Cost per lead is a seductive metric because it’s easy to measure and satisfying to reduce. But a low CPL means very little if the cases being signed have low value, long cycles, or high handling costs. Cheap leads that convert into unprofitable cases aren’t a marketing win, they’re a margin problem dressed up as efficiency.
What Profitable Law Firm Marketing Actually Looks Like
The shift from revenue-focused to profit-focused marketing isn’t a dramatic overhaul. It’s a change in the questions you ask before making decisions.
Practice-area profit review before budget allocation.
Before deciding where marketing dollars go, understand which practice areas generate sustainable profit, not just revenue. This means looking at realization rates, average case duration, settlement predictability, and staffing cost per case. The practice area that generates the most revenue is not always the one worth scaling.
Margin-based budget allocation.
Once you understand which areas are most profitable, allocate accordingly. This doesn’t mean abandoning lower-margin practices, but it does mean being intentional about where growth investment goes. Unequal budget distribution, when it follows margin logic, is a smart strategy.
Capacity-aligned growth.
Marketing should not outpace the firm’s ability to handle what it generates. Growing intake faster than you can staff, train, or manage creates quality risk and client experience problems that cost more to fix than they were worth to create. Growth that the firm can absorb and execute well is more valuable than growth that overwhelms it.
Cash flow awareness.
This is especially critical in contingency models, where revenue and cash can be months or years apart. A firm that signs fifty new contingency cases in a quarter has made a significant investment in time, staffing, and cost, well before any money arrives. Marketing decisions need to account for the cash flow implications of what they generate, not just the revenue potential.
A Simple Profit-Oriented Marketing Lens
Before increasing any marketing budget, a firm should be able to answer four questions clearly:
- Which practice areas generate our highest profit margin, not just our highest revenue?
- How long does it take, on average, to collect from a signed case in each practice area?
- Do we have the staffing and operational capacity to handle a meaningful increase in volume?
- If leads increased by 30%, what would happen to our margin? Would it expand or compress?
If those answers aren’t clear, scaling spend isn’t the next step. Understanding the business well enough to scale it responsibly is.
The Strategic Shift Worth Making
The metrics that dominate most legal marketing conversations, leads, traffic, cost per lead, and conversion rate, are useful. But they’re input metrics. They measure activity, not outcome. A firm can perform well on every one of them and still find itself working harder for thinner returns.

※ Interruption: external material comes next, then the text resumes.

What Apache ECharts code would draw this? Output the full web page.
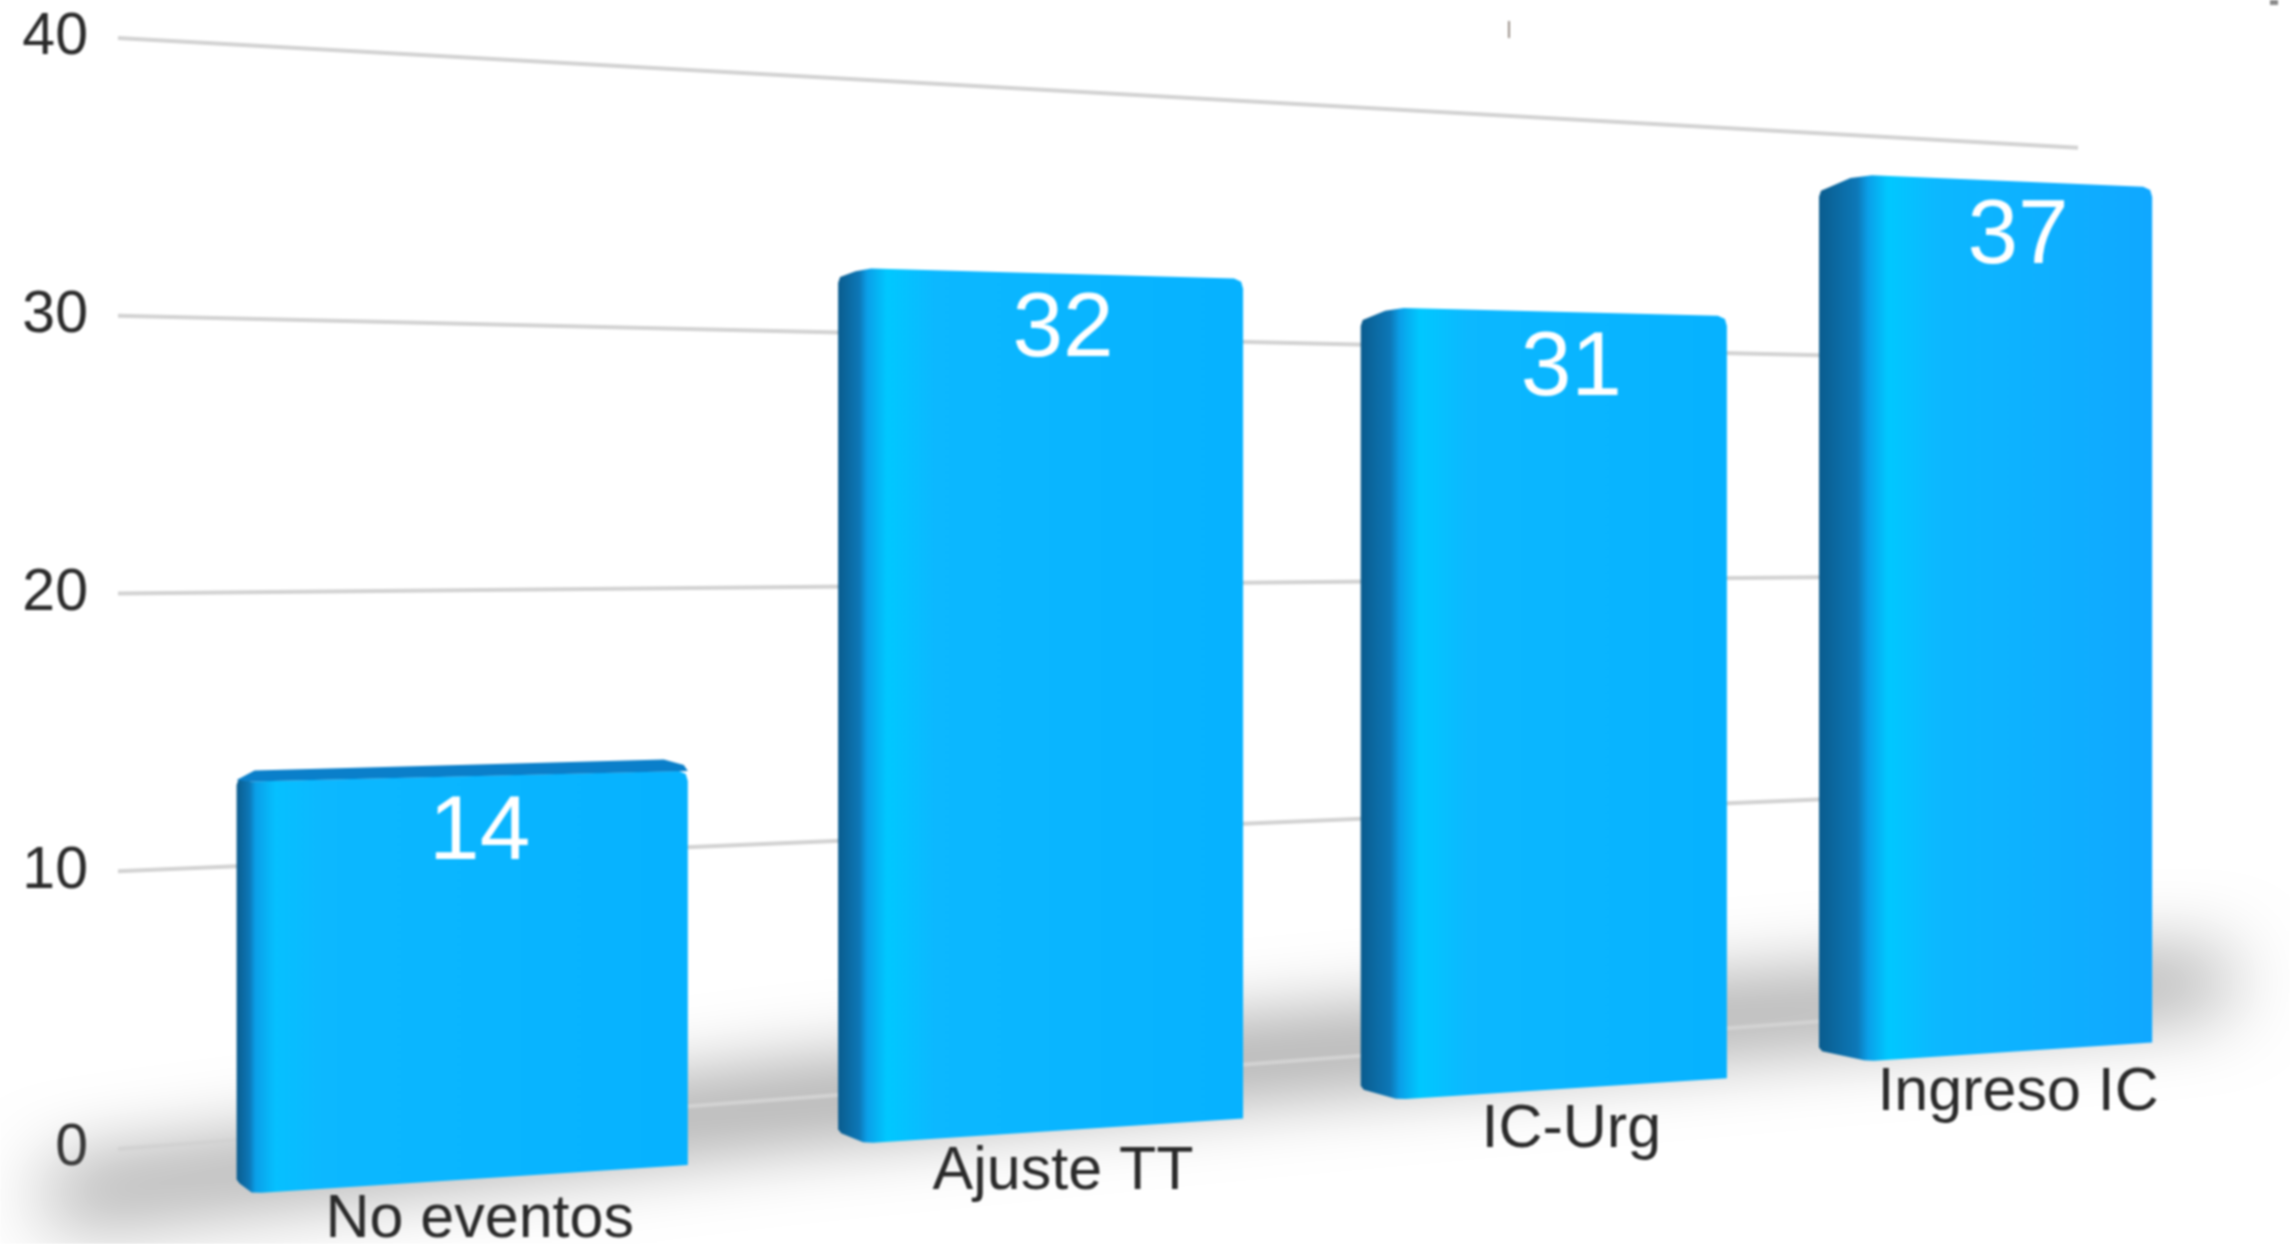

The metrics that drive sustainable growth are different. Contribution margin by practice area. Profit stability across the revenue cycle. The pace of scaling relative to operational capacity. These aren’t as easy to track in a dashboard, but they’re the numbers that determine whether a busy firm is actually a profitable one.
The goal of marketing in a law firm isn’t to generate as much activity as possible. It’s to generate the right activity, cases that are profitable to handle, clients the firm can serve well, and growth the firm can sustain.